EXERCISE INSTRUCTIONS: Quote, line for line, the entries from the first through the one containing "100, 91, 123];". Pictures are left out.

DATA SHOWN:
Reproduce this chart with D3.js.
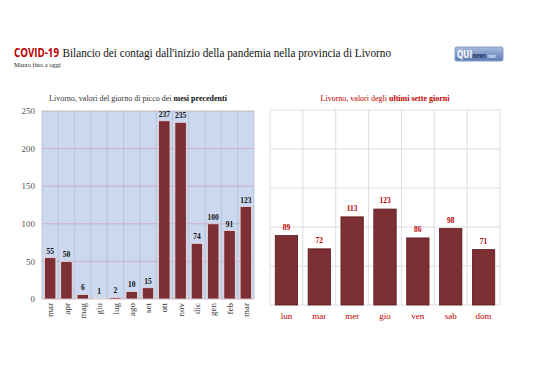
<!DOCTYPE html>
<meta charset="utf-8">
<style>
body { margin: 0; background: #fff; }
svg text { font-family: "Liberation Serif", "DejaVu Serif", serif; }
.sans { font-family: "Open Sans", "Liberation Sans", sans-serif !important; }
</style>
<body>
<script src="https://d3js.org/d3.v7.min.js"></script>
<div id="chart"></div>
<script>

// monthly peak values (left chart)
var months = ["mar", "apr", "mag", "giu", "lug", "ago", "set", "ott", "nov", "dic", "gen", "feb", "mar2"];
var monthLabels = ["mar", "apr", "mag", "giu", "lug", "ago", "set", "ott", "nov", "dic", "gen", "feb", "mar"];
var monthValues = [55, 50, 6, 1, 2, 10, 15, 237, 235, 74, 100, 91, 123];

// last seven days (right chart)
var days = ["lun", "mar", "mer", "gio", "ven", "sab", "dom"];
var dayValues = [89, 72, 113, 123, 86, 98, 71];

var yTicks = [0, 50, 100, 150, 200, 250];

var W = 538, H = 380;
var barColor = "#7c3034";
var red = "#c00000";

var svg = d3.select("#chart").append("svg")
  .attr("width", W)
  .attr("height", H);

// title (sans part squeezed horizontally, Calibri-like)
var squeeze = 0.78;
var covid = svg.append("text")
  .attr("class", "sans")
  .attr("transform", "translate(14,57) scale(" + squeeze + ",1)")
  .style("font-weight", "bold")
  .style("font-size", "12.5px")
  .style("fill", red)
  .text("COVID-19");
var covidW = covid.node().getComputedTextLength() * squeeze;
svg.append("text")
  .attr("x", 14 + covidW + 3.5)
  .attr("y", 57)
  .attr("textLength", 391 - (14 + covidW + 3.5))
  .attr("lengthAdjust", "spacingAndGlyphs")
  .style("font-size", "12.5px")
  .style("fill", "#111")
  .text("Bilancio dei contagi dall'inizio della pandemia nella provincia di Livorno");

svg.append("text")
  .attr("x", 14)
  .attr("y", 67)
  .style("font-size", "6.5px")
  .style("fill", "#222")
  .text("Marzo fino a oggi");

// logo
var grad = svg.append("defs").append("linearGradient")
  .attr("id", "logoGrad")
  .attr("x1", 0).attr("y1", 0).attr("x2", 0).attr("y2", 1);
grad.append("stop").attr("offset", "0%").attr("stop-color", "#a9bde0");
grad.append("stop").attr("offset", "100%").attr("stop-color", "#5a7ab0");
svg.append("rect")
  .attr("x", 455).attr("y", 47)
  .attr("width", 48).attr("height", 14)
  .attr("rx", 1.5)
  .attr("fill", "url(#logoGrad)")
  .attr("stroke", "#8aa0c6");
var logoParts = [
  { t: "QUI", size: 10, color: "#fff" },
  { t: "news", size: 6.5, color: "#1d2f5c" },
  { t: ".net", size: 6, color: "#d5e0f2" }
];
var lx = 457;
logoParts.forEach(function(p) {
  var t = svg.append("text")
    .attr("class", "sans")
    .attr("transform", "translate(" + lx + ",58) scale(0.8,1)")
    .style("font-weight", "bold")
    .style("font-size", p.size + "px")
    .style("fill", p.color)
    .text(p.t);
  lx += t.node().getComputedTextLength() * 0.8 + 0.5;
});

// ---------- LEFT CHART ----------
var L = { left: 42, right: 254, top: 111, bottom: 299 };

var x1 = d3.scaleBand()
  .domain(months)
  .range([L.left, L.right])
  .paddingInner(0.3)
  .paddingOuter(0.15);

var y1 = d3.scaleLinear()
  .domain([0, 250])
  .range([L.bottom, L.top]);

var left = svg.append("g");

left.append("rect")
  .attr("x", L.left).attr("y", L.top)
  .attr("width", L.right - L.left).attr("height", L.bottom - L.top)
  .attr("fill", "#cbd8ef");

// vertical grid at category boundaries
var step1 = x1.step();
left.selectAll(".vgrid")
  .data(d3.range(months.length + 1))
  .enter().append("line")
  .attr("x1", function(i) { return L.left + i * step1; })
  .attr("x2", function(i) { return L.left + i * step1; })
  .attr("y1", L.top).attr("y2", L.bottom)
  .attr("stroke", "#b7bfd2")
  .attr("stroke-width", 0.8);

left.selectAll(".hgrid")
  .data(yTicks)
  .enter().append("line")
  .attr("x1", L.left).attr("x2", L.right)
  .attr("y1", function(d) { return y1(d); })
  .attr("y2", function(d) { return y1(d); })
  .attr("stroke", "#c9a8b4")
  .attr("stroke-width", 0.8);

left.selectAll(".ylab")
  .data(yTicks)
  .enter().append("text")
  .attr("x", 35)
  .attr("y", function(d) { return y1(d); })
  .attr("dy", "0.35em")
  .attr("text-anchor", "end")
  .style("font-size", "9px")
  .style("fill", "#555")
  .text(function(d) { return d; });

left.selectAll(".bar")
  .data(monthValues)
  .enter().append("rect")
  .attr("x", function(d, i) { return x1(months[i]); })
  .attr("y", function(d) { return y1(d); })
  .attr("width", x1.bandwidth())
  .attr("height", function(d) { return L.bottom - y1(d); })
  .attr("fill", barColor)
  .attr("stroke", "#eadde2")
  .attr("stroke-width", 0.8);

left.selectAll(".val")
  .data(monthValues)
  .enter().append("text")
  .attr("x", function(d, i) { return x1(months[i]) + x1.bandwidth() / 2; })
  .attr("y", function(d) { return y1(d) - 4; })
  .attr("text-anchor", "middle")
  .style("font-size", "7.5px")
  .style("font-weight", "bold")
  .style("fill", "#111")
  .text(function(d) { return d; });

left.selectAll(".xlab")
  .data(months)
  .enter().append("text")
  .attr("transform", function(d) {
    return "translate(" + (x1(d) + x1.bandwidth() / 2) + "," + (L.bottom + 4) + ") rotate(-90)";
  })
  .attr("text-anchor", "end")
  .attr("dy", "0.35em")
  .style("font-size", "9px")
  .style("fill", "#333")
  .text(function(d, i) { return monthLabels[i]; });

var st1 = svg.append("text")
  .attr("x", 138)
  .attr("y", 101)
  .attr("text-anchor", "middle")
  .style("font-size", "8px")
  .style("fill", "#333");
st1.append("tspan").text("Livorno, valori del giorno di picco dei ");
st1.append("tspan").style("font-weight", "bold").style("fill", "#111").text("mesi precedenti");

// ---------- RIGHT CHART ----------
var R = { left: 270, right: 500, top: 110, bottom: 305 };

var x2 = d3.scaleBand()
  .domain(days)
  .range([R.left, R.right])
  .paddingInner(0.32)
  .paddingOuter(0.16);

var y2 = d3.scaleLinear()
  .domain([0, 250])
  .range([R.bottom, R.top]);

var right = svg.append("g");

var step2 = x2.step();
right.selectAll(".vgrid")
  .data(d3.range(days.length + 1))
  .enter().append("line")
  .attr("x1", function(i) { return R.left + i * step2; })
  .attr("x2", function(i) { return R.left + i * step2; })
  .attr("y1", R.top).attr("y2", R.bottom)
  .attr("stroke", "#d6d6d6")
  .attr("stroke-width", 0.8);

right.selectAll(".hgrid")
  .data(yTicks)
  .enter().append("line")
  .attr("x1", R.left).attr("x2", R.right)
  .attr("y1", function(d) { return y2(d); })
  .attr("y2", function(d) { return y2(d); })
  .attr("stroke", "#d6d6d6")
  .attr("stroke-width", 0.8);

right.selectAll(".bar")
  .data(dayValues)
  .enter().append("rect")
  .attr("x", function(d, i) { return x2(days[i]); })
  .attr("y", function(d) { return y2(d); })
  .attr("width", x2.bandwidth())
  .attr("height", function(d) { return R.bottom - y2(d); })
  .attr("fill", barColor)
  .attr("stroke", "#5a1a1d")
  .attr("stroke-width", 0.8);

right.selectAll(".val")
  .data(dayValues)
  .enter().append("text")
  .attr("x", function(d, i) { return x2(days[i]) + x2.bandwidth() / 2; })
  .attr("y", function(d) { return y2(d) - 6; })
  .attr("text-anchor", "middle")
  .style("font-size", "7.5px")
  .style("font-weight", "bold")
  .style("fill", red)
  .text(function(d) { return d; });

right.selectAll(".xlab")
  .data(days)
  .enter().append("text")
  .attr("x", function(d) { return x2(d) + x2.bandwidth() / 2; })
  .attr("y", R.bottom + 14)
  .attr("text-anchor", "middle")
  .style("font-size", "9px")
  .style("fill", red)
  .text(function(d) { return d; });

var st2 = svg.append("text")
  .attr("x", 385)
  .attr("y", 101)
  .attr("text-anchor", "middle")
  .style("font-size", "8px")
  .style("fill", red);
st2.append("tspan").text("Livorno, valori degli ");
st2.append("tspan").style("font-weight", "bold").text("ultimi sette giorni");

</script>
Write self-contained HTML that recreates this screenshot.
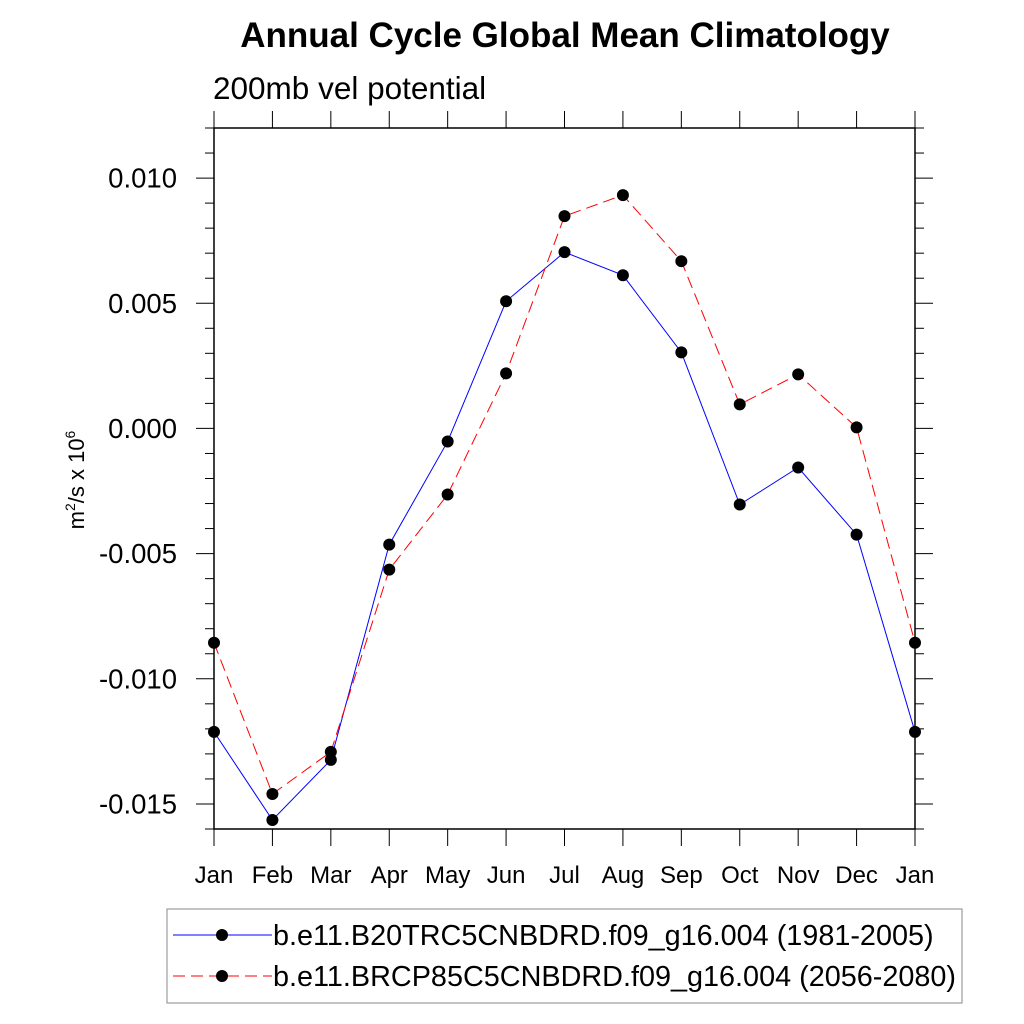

WORKED SOLUTION:
Reproduce this chart with D3.js.
<!DOCTYPE html>
<meta charset="utf-8">
<style>
body { margin: 0; background: #fff; }
svg text { font-family: "Liberation Serif", "DejaVu Serif", serif; }
.sans { font-family: "Open Sans", "Liberation Sans", sans-serif !important; }
</style>
<body>
<script src="https://d3js.org/d3.v7.min.js"></script>
<div id="chart"></div>
<script>

// monthly peak values (left chart)
var months = ["mar", "apr", "mag", "giu", "lug", "ago", "set", "ott", "nov", "dic", "gen", "feb", "mar2"];
var monthLabels = ["mar", "apr", "mag", "giu", "lug", "ago", "set", "ott", "nov", "dic", "gen", "feb", "mar"];
var monthValues = [55, 50, 6, 1, 2, 10, 15, 237, 235, 74, 100, 91, 123];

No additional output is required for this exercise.